The Court first held that DHS’s rescission decision is reviewable under the APA and is within this Court’s jurisdiction. As explained by the Court, the APA’s “basic presumption of judicial review” of agency action can be rebutted by showing that the “agency action is committed to agency discretion by law. In Heckler v. Chaney, 470 U.S. 821 (1985), the Court held that this narrow exception includes an agency’s decision not to institute an enforcement action. “Because the DACA program is more than a non-enforcement policy, its rescission is subject to review under the APA,” the Chief Justice wrote.
The Court went on to conclude that DHS’s decision to rescind DACA was arbitrary and capricious under the APA. The Court first found that the successor Secretary’s later memo could not be used to provide “new post hoc rationalizations” for the rescission. “The basic rule here is clear: An agency must defend its actions based on the reasons it gave when it acted,” Chief Justice Roberts wrote. “This is not the case for cutting corners to allow DHS to rely upon reasons absent from its original decision.”
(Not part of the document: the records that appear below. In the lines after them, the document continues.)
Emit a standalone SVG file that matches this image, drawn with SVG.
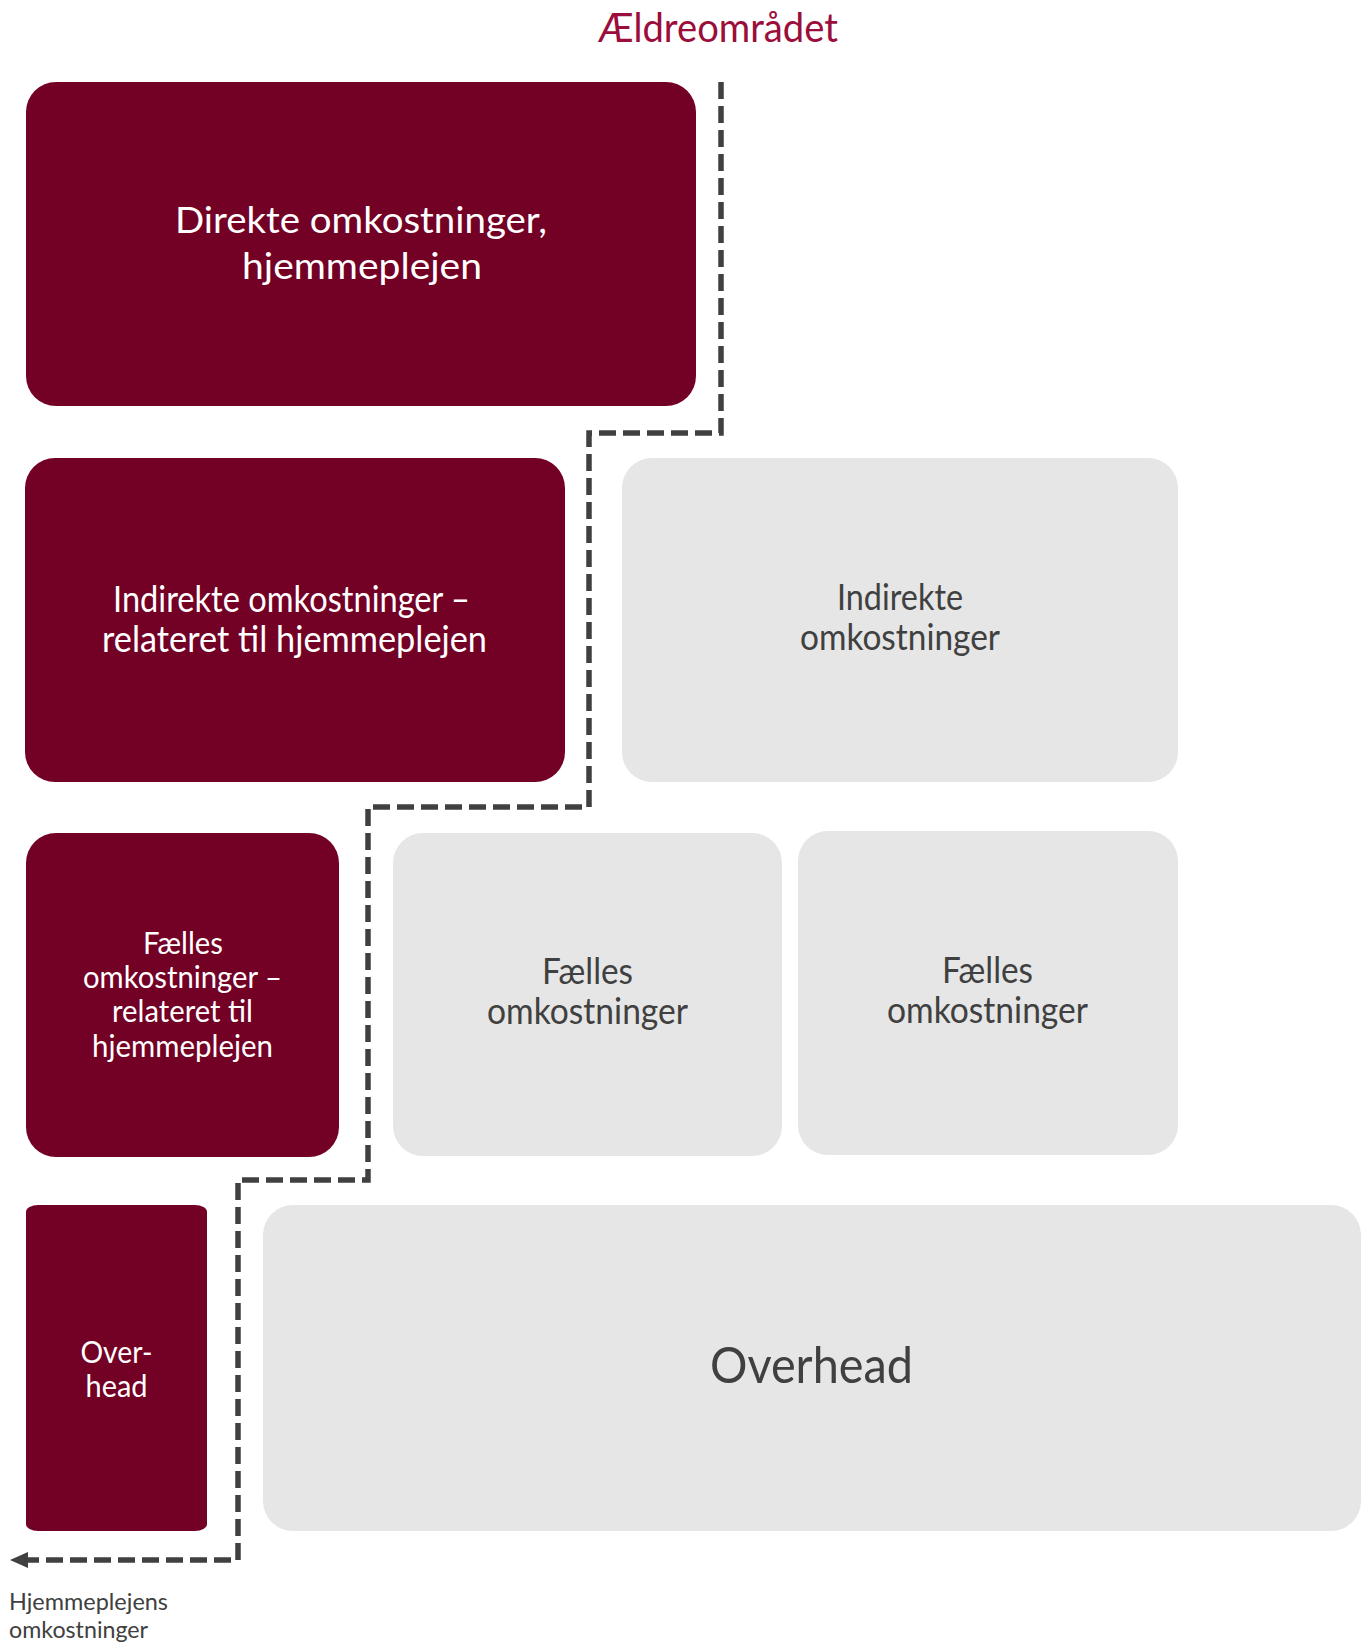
<svg xmlns="http://www.w3.org/2000/svg" width="1368" height="1644" viewBox="0 0 1368 1644">
<style>
.dark{fill:#730025}
.gray{fill:#e6e6e6}
text{font-family:Lato,"Open Sans","Liberation Sans",sans-serif;text-anchor:middle}
.w{fill:#ffffff}
.g{fill:#404040}
.m{font-size:36px}
.s{font-size:30px}
.conn{fill:none;stroke:#404040;stroke-width:5.5;stroke-dasharray:17 7}
</style>
<text id="title" x="718" y="42" style="font-size:40px;fill:#9b0d3a" textLength="240" lengthAdjust="spacingAndGlyphs">Ældreområdet</text>
<g id="connectors">
<path class="conn" d="M721,82 V433 H589 V807 H368 V1180 H238 V1560 H28"/>
<path d="M10,1560 L28,1552 L28,1568 Z" fill="#404040"/>
</g>
<g id="n1">
<rect class="dark" x="26" y="82" width="670" height="324" rx="30"/>
<text class="w m" x="361" y="233" textLength="372" lengthAdjust="spacingAndGlyphs">Direkte omkostninger,</text>
<text class="w m" x="362" y="279" textLength="240" lengthAdjust="spacingAndGlyphs">hjemmeplejen</text>
</g>
<g id="n2">
<rect class="dark" x="25" y="458" width="540" height="324" rx="30"/>
<text class="w m" x="291.5" y="612" textLength="357" lengthAdjust="spacingAndGlyphs">Indirekte omkostninger –</text>
<text class="w m" x="294.5" y="652" textLength="385" lengthAdjust="spacingAndGlyphs">relateret til hjemmeplejen</text>
</g>
<g id="n3">
<rect class="gray" x="622" y="458" width="556" height="324" rx="30"/>
<text class="g m" x="900" y="610" textLength="126" lengthAdjust="spacingAndGlyphs">Indirekte</text>
<text class="g m" x="900" y="650" textLength="200" lengthAdjust="spacingAndGlyphs">omkostninger</text>
</g>
<g id="n4">
<rect class="dark" x="26" y="833" width="313" height="324" rx="30"/>
<text class="w s" x="183" y="954" textLength="80" lengthAdjust="spacingAndGlyphs">Fælles</text>
<text class="w s" x="182.5" y="988" textLength="199" lengthAdjust="spacingAndGlyphs">omkostninger –</text>
<text class="w s" x="182.5" y="1022" textLength="141" lengthAdjust="spacingAndGlyphs">relateret til</text>
<text class="w s" x="182.5" y="1057" textLength="181" lengthAdjust="spacingAndGlyphs">hjemmeplejen</text>
</g>
<g id="n5">
<rect class="gray" x="393" y="833" width="389" height="323" rx="30"/>
<text class="g m" x="587.5" y="984" textLength="91" lengthAdjust="spacingAndGlyphs">Fælles</text>
<text class="g m" x="587.5" y="1024" textLength="201" lengthAdjust="spacingAndGlyphs">omkostninger</text>
</g>
<g id="n6">
<rect class="gray" x="798" y="831" width="380" height="324" rx="30"/>
<text class="g m" x="987.5" y="983" textLength="91" lengthAdjust="spacingAndGlyphs">Fælles</text>
<text class="g m" x="987.5" y="1023" textLength="201" lengthAdjust="spacingAndGlyphs">omkostninger</text>
</g>
<g id="n7">
<rect class="dark" x="26" y="1205" width="181" height="326" rx="12" ry="7"/>
<text class="w s" x="116.5" y="1363" textLength="72" lengthAdjust="spacingAndGlyphs">Over-</text>
<text class="w s" x="116.5" y="1397" textLength="62" lengthAdjust="spacingAndGlyphs">head</text>
</g>
<g id="n8">
<rect class="gray" x="263" y="1205" width="1098" height="326" rx="30"/>
<text class="g" x="811.5" y="1383" style="font-size:50px" textLength="203" lengthAdjust="spacingAndGlyphs">Overhead</text>
</g>
<g id="label">
<text class="g" x="9" y="1610" style="font-size:23px;text-anchor:start" textLength="159" lengthAdjust="spacingAndGlyphs">Hjemmeplejens</text>
<text class="g" x="9" y="1638" style="font-size:23px;text-anchor:start" textLength="139" lengthAdjust="spacingAndGlyphs">omkostninger</text>
</g>
</svg>
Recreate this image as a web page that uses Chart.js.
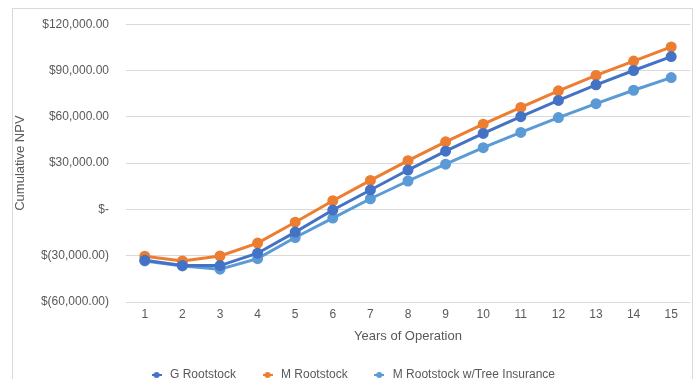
<!DOCTYPE html>
<html>
<head>
<meta charset="utf-8">
<script src="https://cdn.jsdelivr.net/npm/chart.js@4/dist/chart.umd.min.js"></script>
<style>
  html, body { margin: 0; padding: 0; background: #ffffff; }
  #wrap { position: relative; width: 697px; height: 379px; overflow: hidden; }
  #frame { position: absolute; left: 12px; top: 8px; width: 681px; height: 400px; border: 1px solid #d9d9d9; box-sizing: border-box; pointer-events: none; }
  canvas { position: absolute; left: 0; top: 0; }
</style>
</head>
<body>
<div id="wrap">
  <canvas id="c" width="697" height="379"></canvas>
  <div id="frame"></div>
</div>
<script>
// Years of operation (category axis)
const years = ['1', '2', '3', '4', '5', '6', '7', '8', '9', '10', '11', '12', '13', '14', '15'];

// Cumulative NPV per year, in dollars
const gRootstock = [-32900, -36300, -36400, -28400, -14700, -400, 12600, 25500, 37700, 49200, 60100, 70600, 80700, 90000, 99000];
const mRootstock = [-30300, -33400, -30200, -21800, -8300, 5600, 18800, 31600, 43800, 55200, 66100, 76800, 86800, 96100, 105300];
const mRootstockInsurance = [-33400, -36600, -38700, -31900, -18200, -5600, 6900, 18400, 29300, 40000, 49900, 59500, 68500, 77200, 85400];

const seriesNames = ['G Rootstock', 'M Rootstock', 'M Rootstock w/Tree Insurance'];
const seriesColors = ['#4472C4', '#ED7D31', '#5B9BD5'];

const textColor = '#595959';
const gridColor = '#d9d9d9';
const fontFamily = "'Liberation Sans', Arial, sans-serif";

// Accounting-style money labels: $120,000.00, $-, $(30,000.00)
function money(v) {
  if (v === 0) return '$-';
  const s = Math.abs(v).toLocaleString('en-US', { minimumFractionDigits: 2, maximumFractionDigits: 2 });
  return v < 0 ? '$(' + s + ')' : '$' + s;
}

// Legend swatch: short line with a round marker
function legendSwatch(color) {
  const cv = document.createElement('canvas');
  cv.width = 10; cv.height = 8;
  const g = cv.getContext('2d');
  g.strokeStyle = color; g.lineWidth = 2;
  g.beginPath(); g.moveTo(0, 4); g.lineTo(10, 4); g.stroke();
  g.fillStyle = color;
  g.beginPath(); g.arc(5, 4, 3, 0, Math.PI * 2); g.fill();
  return cv;
}
const swatches = seriesColors.map(legendSwatch);

const makeSet = (label, data, color) => ({
  label, data,
  borderColor: color, backgroundColor: color,
  pointBackgroundColor: color, pointBorderColor: color,
  borderWidth: 3, pointRadius: 4, pointHoverRadius: 4,
  tension: 0, fill: false
});

new Chart(document.getElementById('c'), {
  type: 'line',
  data: {
    labels: years,
    datasets: [
      makeSet(seriesNames[0], gRootstock, seriesColors[0]),
      makeSet(seriesNames[1], mRootstock, seriesColors[1]),
      makeSet(seriesNames[2], mRootstockInsurance, seriesColors[2])
    ]
  },
  options: {
    responsive: false,
    animation: false,
    layout: { padding: { left: 13, right: 6, top: 23, bottom: -12 } },
    plugins: {
      tooltip: { enabled: false },
      legend: {
        position: 'bottom',
        labels: {
          usePointStyle: true,
          pointStyleWidth: 15,
          padding: 24,
          color: textColor,
          font: { family: fontFamily, size: 12 },
          generateLabels(chart) {
            const items = Chart.defaults.plugins.legend.labels.generateLabels(chart);
            items.forEach((it, i) => { it.pointStyle = swatches[i]; });
            return items;
          }
        }
      }
    },
    scales: {
      x: {
        offset: true,
        afterFit(scale) { scale.height = 43; },
        grid: { display: false, drawTicks: false },
        border: { display: false },
        ticks: { color: textColor, font: { family: fontFamily, size: 12 }, padding: 5, maxRotation: 0 },
        title: { display: true, text: 'Years of Operation', color: textColor, font: { family: fontFamily, size: 13 }, padding: { top: 4, bottom: 1 } }
      },
      y: {
        min: -60000, max: 120000,
        afterFit(scale) { scale.width = 113; },
        grid: { color: gridColor, lineWidth: 1, drawTicks: false },
        border: { display: false },
        ticks: { stepSize: 30000, color: textColor, font: { family: fontFamily, size: 12 }, padding: 17, callback: v => money(v) },
        title: { display: true, text: 'Cumulative NPV', color: textColor, font: { family: fontFamily, size: 13 }, padding: { top: 0, bottom: 0 } }
      }
    }
  }
});
</script>
</body>
</html>
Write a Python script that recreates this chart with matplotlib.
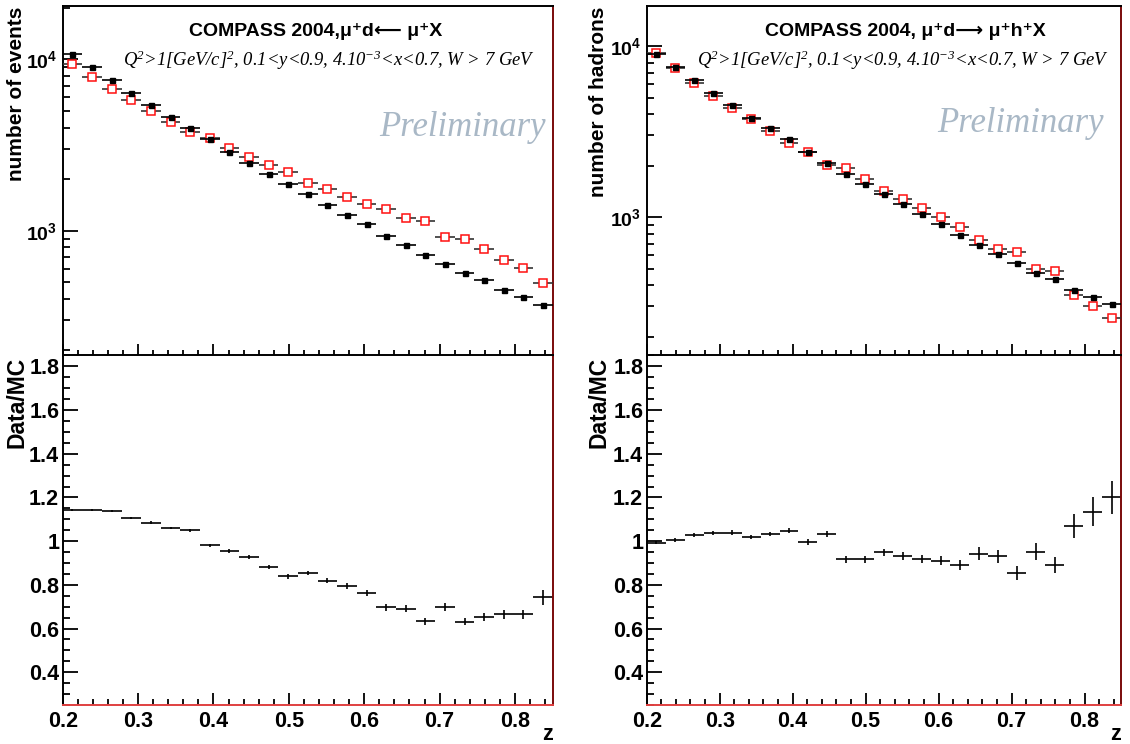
import numpy as np
import matplotlib
matplotlib.use("Agg")
import matplotlib.pyplot as plt
from matplotlib.ticker import FixedLocator, MultipleLocator, LogLocator, NullFormatter, FuncFormatter, LogFormatterMathtext

plt.rcParams['font.family'] = ['Liberation Sans', 'DejaVu Sans']
plt.rcParams['mathtext.fontset'] = 'custom'
plt.rcParams['mathtext.rm'] = 'Liberation Serif:italic'
plt.rcParams['mathtext.it'] = 'Liberation Serif:italic'
plt.rcParams['mathtext.bf'] = 'Liberation Sans:bold'

# ---------------- data ----------------
z_centers = [0.213, 0.239, 0.265, 0.291, 0.317, 0.343, 0.369, 0.395, 0.421, 0.447,
             0.473, 0.499, 0.525, 0.551, 0.577, 0.603, 0.629, 0.655, 0.681, 0.707,
             0.733, 0.759, 0.785, 0.811, 0.837]
z_halfwidth = 0.013

# left: mu+ d -> mu+ X  (events)
events_data = [10740, 9060, 7590, 6365, 5410, 4600, 3965, 3445, 2864, 2488,
               2135, 1865, 1628, 1422, 1242, 1094, 934, 828, 723, 640,
               566, 513, 448, 409, 371]
events_mc = [9390, 7870, 6670, 5770, 4970, 4315, 3755, 3490, 3034, 2697,
             2420, 2213, 1898, 1741, 1563, 1436, 1335, 1191, 1139, 914,
             890, 787, 672, 608, 494]
events_ratio = [1.144, 1.143, 1.137, 1.105, 1.085, 1.060, 1.051, 0.981, 0.954, 0.926,
                0.882, 0.839, 0.854, 0.819, 0.795, 0.763, 0.697, 0.691, 0.633, 0.697,
                0.632, 0.652, 0.665, 0.665, 0.743]
events_ratio_err = [0.004, 0.004, 0.005, 0.005, 0.006, 0.006, 0.007, 0.008, 0.008, 0.009,
                    0.010, 0.010, 0.011, 0.012, 0.013, 0.014, 0.015, 0.016, 0.016, 0.018,
                    0.018, 0.019, 0.021, 0.022, 0.034]

# right: mu+ d -> mu+ h+ X  (hadrons)
hadrons_data = [9020, 7500, 6310, 5290, 4520, 3805, 3294, 2852, 2400, 2079,
                1783, 1557, 1360, 1197, 1046, 914, 787, 688, 608, 538,
                473, 434, 374, 340, 309]
hadrons_mc = [9060, 7430, 6110, 5080, 4317, 3738, 3180, 2700, 2400, 2013,
              1943, 1680, 1428, 1276, 1135, 1000, 878, 733, 652, 625,
              497, 483, 351, 300, 258]
hadrons_ratio = [0.993, 1.006, 1.027, 1.039, 1.039, 1.018, 1.033, 1.048, 0.997, 1.033,
                 0.917, 0.917, 0.949, 0.933, 0.917, 0.911, 0.890, 0.942, 0.930, 0.853,
                 0.952, 0.890, 1.070, 1.135, 1.200]
hadrons_ratio_err = [0.008, 0.008, 0.009, 0.009, 0.010, 0.010, 0.011, 0.012, 0.013, 0.014,
                     0.015, 0.016, 0.017, 0.018, 0.019, 0.020, 0.023, 0.030, 0.030, 0.032,
                     0.040, 0.036, 0.055, 0.065, 0.075]

titles = ["COMPASS 2004,\u03bc\u207ad\u27f5 \u03bc\u207aX",
          "COMPASS 2004, \u03bc\u207ad\u27f6 \u03bc\u207ah\u207aX"]
subtitle = "Q$^{2}$>1[GeV/c]$^{2}$, 0.1<y<0.9, 4.10$^{-3}$<x<0.7, W > 7 GeV"
ylabels_top = ["number of events", "number of hadrons"]
ylabel_bottom = "Data/MC"
xlabel = "z"
watermark = "Preliminary"

# ---------------- figure ----------------
W, H = 1130, 744
fig = plt.figure(figsize=(W / 100, H / 100), dpi=100)

def fx(px):
    return px / W

def fy(py):
    return 1 - py / H

panels = [
    dict(x0=62.7, x1=552.7, ylim=(187, 20470), data=events_data, mc=events_mc,
         ratio=events_ratio, rerr=events_ratio_err, title=titles[0], ylab=ylabels_top[0],
         tpos=(0.517, 0.928), spos=(0.543, 0.845), ppos=(0.815, 0.651), labx=17),
    dict(x0=646.7, x1=1121, ylim=(155, 17140), data=hadrons_data, mc=hadrons_mc,
         ratio=hadrons_ratio, rerr=hadrons_ratio_err, title=titles[1], ylab=ylabels_top[1],
         tpos=(0.545, 0.928), spos=(0.540, 0.845), ppos=(0.789, 0.665), labx=599),
]

top_y0, split_y, bot_y1 = 6, 355.5, 705
dark_red = '#7a0a0a'
light_red = '#e04040'
tick_font = dict(family='Liberation Sans', weight='bold', size=15.5)
log_tick_font = dict(family='Liberation Sans', weight='bold', size=14)

def style_axes(ax, bottom_color):
    for s in ['left', 'top']:
        ax.spines[s].set_color('black')
        ax.spines[s].set_linewidth(1.4)
    ax.spines['right'].set_color(dark_red)
    ax.spines['right'].set_linewidth(1.4)
    ax.spines['bottom'].set_color(bottom_color)
    ax.spines['bottom'].set_linewidth(1.4)
    ax.tick_params(which='both', direction='in', top=False, right=False, width=1.3, color='black')
    ax.tick_params(axis='x', which='major', length=9)
    ax.tick_params(axis='x', which='minor', length=4.5)
    ax.tick_params(axis='y', which='major', length=10.5)
    ax.tick_params(axis='y', which='minor', length=5)

for p in panels:
    axt = fig.add_axes([fx(p['x0']), fy(split_y), fx(p['x1'] - p['x0']), (split_y - top_y0) / H])
    axb = fig.add_axes([fx(p['x0']), fy(bot_y1), fx(p['x1'] - p['x0']), (bot_y1 - split_y) / H])

    # --- top panel ---
    axt.set_yscale('log')
    axt.set_xlim(0.2, 0.85)
    axt.set_ylim(*p['ylim'])
    axt.errorbar(z_centers, p['mc'], xerr=z_halfwidth, fmt='s', ms=5.2, mfc='white',
                 mec='#ff1010', mew=1.1, ecolor='#333333', elinewidth=1.2, capsize=0, zorder=3)
    axt.errorbar(z_centers, p['data'], xerr=z_halfwidth, fmt='s', ms=3.6, mfc='black',
                 mec='black', ecolor='black', elinewidth=1.2, capsize=0, zorder=4)
    style_axes(axt, 'black')
    axt.xaxis.set_major_locator(MultipleLocator(0.1))
    axt.xaxis.set_minor_locator(MultipleLocator(0.02))
    axt.xaxis.set_major_formatter(NullFormatter())
    axt.yaxis.set_major_locator(LogLocator(base=10, numticks=10))
    axt.yaxis.set_minor_locator(LogLocator(base=10, subs=np.arange(2, 10), numticks=20))
    axt.yaxis.set_major_formatter(LogFormatterMathtext())
    axt.yaxis.set_minor_formatter(NullFormatter())
    axt.tick_params(axis='y', which='major', pad=4)
    for lab in axt.get_yticklabels():
        lab.set_fontproperties(matplotlib.font_manager.FontProperties(**log_tick_font))

    axt.text(p['tpos'][0], p['tpos'][1], p['title'], transform=axt.transAxes,
             ha='center', va='center', fontsize=14, fontweight='bold',
             family=['Liberation Sans', 'DejaVu Sans'])
    axt.text(p['spos'][0], p['spos'][1], subtitle, transform=axt.transAxes,
             ha='center', va='center', fontsize=13.4, style='italic', family='Liberation Serif')
    axt.text(p['ppos'][0], p['ppos'][1], watermark, transform=axt.transAxes,
             ha='center', va='center', fontsize=25, style='italic', family='Liberation Serif',
             color='#a9b8c6')
    fig.text(fx(p['labx']), fy(7), p['ylab'], rotation=90, ha='center', va='top',
             fontsize=15, fontweight='bold', family='Liberation Sans')

    # --- bottom panel ---
    axb.set_xlim(0.2, 0.85)
    axb.set_ylim(0.25, 1.85)
    axb.errorbar(z_centers, p['ratio'], xerr=z_halfwidth, yerr=p['rerr'], fmt='none',
                 ecolor='black', elinewidth=1.2, capsize=0)
    style_axes(axb, light_red)
    axb.xaxis.set_major_locator(FixedLocator([0.2, 0.3, 0.4, 0.5, 0.6, 0.7, 0.8]))
    axb.xaxis.set_minor_locator(MultipleLocator(0.02))
    axb.yaxis.set_major_locator(FixedLocator([0.4, 0.6, 0.8, 1.0, 1.2, 1.4, 1.6, 1.8]))
    axb.yaxis.set_minor_locator(MultipleLocator(0.05))
    axb.xaxis.set_major_formatter(FuncFormatter(lambda v, pos: '%g' % round(v, 2)))
    axb.yaxis.set_major_formatter(FuncFormatter(lambda v, pos: '%g' % round(v, 2)))
    axb.tick_params(axis='x', which='major', pad=4, length=9)
    axb.tick_params(axis='y', which='major', pad=2.5)
    for lab in axb.get_xticklabels() + axb.get_yticklabels():
        lab.set_fontproperties(matplotlib.font_manager.FontProperties(**tick_font))
    fig.text(fx(p['labx']), fy(357), ylabel_bottom, rotation=90, ha='center', va='top',
             fontsize=16.5, fontweight='bold', family='Liberation Sans')
    fig.text(fx(p['x1']), fy(735), xlabel, ha='right', va='center',
             fontsize=15.5, fontweight='bold', family='Liberation Sans')

fig.savefig('out.png', dpi=100)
The majority went on to find that DHS’s decision was unlawful because the Acting Secretary failed to provide any reasons for terminating DACA. As the Chief Justice explained:
In short, the Attorney General neither addressed the forbearance policy at the heart of DACA nor compelled DHS to abandon that policy. Thus, removing benefits eligibility while continuing forbearance remained squarely within the discretion of Acting Secretary Duke, who was responsible for “[e]stablishing national immigration enforcement policies and priorities.” 116 Stat. 2178, 6 U. S. C. §202(5). But Duke’s memo offers no reason for terminating forbearance. She instead treated the Attorney General’s conclusion regarding the illegality of benefits as sufficient to rescind both benefits and forbearance, without explanation.
Chief Justice Roberts, along with Justices Ruth Bader Ginsburg, Stephen Breyer and Elena Kagan, went on to reject the DACA recipients’ claim that the decision to end DACA violated the Constitution because it was motivated by an intent to discriminate. “First, because Latinos make up a large share of the unauthorized alien population, one would expect them to make up an outsized share of recipients of any cross-cutting immigration relief program,” the Chief Justice wrote. “Were this fact sufficient to state a claim, virtually any generally applicable immigration policy could be challenged on equal protection grounds.”
The Court further concluded that “there is nothing irregular about the history leading up to the September 2017 rescission.” As explained by the Chief Justice: “The DAPA memo did not address the merits of the DACA policy or its legality. Thus, when the Attorney General later determined that DACA shared DAPA’s legal defects, DHS’s decision to reevaluate DACA was not a ‘strange about-face.’ It was a natural response to a newly identified problem.”
Dissent
Justice Clarence Thomas authored a dissent, which was joined by Justices Samuel Alito and Neil Gorsuch. Thomas argued that the Trump Administration’s decision to rescind DACA was not motivated by a discriminatory intent and that ending DACA did not violate the law.
According to Justice Thomas,“the Trump administration rescinded DACA the same way that the Obama administration created it: unilaterally, and through a mere memorandum.” He further argued that the majority’s decision “must be recognized for what it is: an effort to avoid a politically controversial but legally correct decision.”